Obang pointed out that there was an urgent need for healing among Ethiopians and Eritreans who have been subjected to extremely traumatic suffering and bloodshed. He said that people should go through four phases of transitions: awareness of the truth, transformation, healing and embracing one another with wholehearted compassion and forgiveness.
Jawar Mohammed talked about the need to challenge tyranny through nonviolence, which has proven to be a potent force of change across the world. In a well-articulated presentation, he forcefully advocated that opposition groups need to adapt nonviolent struggle as a means to bring about change in Ethiopia. According to Jawar, nonviolent strategies and tactics have yet to be employed to mobilize people to confront and disobey those who are abusing them in a well-coordinated and systematic manner.
On my part, I emphasized on the need to confront the truth to start a process of healing and reconciliation as well as taking Ethio-Eritrean initiatives at grassroots levels that can deepen trust and eventually help rebuild the broken bridges and bonds between the two nations.

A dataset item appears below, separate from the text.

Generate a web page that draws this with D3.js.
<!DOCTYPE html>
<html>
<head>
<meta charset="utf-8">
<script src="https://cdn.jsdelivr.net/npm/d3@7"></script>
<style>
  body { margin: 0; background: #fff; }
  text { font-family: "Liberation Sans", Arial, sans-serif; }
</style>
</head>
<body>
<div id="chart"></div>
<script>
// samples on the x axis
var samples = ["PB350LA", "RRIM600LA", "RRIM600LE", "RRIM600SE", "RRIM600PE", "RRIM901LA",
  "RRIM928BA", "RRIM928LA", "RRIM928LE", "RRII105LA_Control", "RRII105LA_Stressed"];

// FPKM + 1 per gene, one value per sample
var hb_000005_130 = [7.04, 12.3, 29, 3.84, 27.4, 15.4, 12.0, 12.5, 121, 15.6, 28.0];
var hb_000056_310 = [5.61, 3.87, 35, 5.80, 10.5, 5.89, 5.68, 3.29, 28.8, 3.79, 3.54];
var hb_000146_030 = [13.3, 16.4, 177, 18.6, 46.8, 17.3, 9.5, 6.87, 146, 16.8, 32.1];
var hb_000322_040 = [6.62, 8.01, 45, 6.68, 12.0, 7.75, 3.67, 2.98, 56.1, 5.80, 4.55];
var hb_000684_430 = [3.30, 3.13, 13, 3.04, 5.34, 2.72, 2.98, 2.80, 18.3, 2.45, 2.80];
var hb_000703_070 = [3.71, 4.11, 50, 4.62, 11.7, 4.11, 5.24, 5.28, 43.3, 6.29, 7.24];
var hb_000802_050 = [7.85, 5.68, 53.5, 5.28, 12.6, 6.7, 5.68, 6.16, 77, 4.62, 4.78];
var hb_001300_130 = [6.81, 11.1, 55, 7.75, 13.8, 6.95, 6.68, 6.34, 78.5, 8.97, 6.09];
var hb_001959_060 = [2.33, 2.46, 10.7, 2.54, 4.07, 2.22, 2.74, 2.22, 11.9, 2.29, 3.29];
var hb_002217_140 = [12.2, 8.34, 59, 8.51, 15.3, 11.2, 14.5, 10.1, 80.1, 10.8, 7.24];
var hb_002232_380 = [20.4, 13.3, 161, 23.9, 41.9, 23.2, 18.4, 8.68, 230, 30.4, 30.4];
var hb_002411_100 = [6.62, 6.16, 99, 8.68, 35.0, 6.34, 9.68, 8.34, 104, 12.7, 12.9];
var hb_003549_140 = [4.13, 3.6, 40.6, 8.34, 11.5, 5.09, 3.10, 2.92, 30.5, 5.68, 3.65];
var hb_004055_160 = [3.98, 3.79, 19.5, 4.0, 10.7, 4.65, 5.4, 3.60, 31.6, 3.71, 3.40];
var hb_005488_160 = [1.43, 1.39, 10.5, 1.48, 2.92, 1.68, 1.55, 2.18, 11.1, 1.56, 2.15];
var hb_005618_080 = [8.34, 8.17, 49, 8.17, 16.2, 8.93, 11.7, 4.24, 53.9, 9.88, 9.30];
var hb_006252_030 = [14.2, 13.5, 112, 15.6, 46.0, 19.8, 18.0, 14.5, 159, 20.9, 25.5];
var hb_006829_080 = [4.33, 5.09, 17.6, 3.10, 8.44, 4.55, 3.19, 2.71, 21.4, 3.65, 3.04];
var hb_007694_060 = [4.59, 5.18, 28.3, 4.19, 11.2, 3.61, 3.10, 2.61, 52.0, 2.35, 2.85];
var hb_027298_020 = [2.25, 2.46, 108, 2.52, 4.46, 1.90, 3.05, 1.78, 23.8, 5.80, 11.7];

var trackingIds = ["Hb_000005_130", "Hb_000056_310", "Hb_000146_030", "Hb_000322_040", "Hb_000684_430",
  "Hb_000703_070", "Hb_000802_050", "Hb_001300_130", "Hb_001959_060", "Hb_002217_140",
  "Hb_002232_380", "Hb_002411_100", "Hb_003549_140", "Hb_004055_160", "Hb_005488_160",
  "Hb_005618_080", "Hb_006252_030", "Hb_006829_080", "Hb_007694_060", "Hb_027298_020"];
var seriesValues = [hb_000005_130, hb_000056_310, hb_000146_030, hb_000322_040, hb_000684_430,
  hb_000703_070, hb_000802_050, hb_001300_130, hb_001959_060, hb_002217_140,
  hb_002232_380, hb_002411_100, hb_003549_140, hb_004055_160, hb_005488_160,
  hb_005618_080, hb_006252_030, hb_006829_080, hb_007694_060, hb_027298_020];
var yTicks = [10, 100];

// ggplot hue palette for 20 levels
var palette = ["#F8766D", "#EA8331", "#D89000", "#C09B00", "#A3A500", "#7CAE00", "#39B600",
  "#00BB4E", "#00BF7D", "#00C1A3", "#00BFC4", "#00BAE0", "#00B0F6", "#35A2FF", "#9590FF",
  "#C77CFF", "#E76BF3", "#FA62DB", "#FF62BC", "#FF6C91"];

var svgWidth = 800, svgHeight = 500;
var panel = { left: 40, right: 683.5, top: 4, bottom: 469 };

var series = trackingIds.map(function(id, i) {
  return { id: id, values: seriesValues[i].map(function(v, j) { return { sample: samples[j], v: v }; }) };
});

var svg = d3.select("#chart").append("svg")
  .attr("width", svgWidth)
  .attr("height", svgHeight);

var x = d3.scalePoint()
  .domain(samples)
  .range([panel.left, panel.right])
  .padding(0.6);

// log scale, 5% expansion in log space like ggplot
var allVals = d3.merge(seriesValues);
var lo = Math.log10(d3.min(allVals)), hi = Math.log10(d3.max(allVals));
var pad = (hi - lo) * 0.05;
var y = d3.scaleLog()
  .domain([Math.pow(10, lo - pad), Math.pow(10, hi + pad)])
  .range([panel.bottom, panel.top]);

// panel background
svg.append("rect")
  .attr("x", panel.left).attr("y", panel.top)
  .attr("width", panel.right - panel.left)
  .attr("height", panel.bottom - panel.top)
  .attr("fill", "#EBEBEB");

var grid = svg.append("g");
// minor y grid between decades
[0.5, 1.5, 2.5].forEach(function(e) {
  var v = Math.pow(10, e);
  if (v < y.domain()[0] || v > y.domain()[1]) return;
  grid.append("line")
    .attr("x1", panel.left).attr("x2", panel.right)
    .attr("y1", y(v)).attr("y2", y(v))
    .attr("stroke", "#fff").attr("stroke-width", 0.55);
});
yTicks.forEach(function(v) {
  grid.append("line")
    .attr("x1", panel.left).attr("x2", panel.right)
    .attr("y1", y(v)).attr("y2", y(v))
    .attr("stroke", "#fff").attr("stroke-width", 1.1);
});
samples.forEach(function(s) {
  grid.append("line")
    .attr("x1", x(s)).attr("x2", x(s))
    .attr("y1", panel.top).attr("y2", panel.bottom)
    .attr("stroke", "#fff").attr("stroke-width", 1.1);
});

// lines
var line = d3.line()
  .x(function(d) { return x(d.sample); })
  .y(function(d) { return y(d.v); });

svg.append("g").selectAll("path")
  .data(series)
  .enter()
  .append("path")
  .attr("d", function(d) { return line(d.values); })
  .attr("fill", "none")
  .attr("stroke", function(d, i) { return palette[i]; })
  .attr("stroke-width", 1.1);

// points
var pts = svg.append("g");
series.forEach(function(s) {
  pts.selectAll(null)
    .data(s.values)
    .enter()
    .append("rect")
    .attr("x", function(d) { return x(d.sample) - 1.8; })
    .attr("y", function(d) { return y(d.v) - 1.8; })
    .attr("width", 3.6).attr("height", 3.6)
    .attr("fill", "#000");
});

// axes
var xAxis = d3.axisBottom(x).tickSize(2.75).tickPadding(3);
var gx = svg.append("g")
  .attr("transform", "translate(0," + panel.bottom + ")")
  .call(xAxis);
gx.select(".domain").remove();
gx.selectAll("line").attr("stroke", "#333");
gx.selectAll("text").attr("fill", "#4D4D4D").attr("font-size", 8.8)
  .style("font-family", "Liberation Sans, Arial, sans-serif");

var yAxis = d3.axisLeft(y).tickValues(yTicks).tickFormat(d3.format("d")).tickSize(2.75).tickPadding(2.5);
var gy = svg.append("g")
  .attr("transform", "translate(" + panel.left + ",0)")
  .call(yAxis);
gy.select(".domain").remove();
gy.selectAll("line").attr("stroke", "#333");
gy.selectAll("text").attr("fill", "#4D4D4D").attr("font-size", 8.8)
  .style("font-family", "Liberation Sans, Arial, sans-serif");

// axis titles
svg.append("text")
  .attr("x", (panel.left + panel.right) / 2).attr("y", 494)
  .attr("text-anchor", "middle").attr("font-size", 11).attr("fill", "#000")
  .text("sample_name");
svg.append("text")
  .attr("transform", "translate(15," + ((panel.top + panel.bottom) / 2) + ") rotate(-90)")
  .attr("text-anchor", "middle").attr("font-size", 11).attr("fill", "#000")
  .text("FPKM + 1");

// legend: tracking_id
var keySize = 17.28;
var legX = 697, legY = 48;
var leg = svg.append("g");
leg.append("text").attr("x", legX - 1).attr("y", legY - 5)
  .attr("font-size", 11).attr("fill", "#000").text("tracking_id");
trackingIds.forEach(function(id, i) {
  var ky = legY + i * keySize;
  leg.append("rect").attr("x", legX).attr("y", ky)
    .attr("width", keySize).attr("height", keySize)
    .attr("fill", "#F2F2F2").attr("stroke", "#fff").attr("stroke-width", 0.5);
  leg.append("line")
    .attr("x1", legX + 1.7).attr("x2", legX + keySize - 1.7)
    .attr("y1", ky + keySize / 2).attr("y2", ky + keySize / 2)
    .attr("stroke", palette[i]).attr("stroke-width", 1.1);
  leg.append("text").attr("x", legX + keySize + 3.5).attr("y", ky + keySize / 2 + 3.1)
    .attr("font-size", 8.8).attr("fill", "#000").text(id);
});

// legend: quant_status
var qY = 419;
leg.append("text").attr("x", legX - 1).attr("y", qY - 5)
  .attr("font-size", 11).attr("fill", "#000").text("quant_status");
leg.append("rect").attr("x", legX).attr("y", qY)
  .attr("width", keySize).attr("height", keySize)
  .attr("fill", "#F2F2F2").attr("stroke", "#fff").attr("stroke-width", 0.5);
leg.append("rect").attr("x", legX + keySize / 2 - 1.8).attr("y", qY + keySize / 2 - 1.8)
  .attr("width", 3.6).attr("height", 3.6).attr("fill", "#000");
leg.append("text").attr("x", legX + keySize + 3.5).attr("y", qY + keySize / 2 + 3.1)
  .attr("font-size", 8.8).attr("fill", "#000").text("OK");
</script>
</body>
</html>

Other panellists and members of the public lined up to speak out their divergent views on issues related to Ethio-Eritrean relations and the prevailing realities in the two nations. While the majority of participants have expressed their delight with the start of such a unique dialogue which can eventually lead to repair the damage done on Ethio-Eritrean relations, there were also few suspected supporters of the TPLF who exhibited their lack of civility and intolerance to freedom of expression. A couple of them were seen hurling tantrums, shaking their fists and pulling out their hairs in a futile bid to intimidate participants, including myself, from expressing honest views. Despite all that, the conference was concluded without any serious incident and renewed hope for a better future.
At the conclusion of the three-day conference, special plaques were presented to Professor Tesfatsion Medhanie and Dr. Daniel Kindie for their extraordinary effort to promote peace and reconciliation between Eritreans and Ethiopians. Other members of the panel were also awarded certificates of commendations.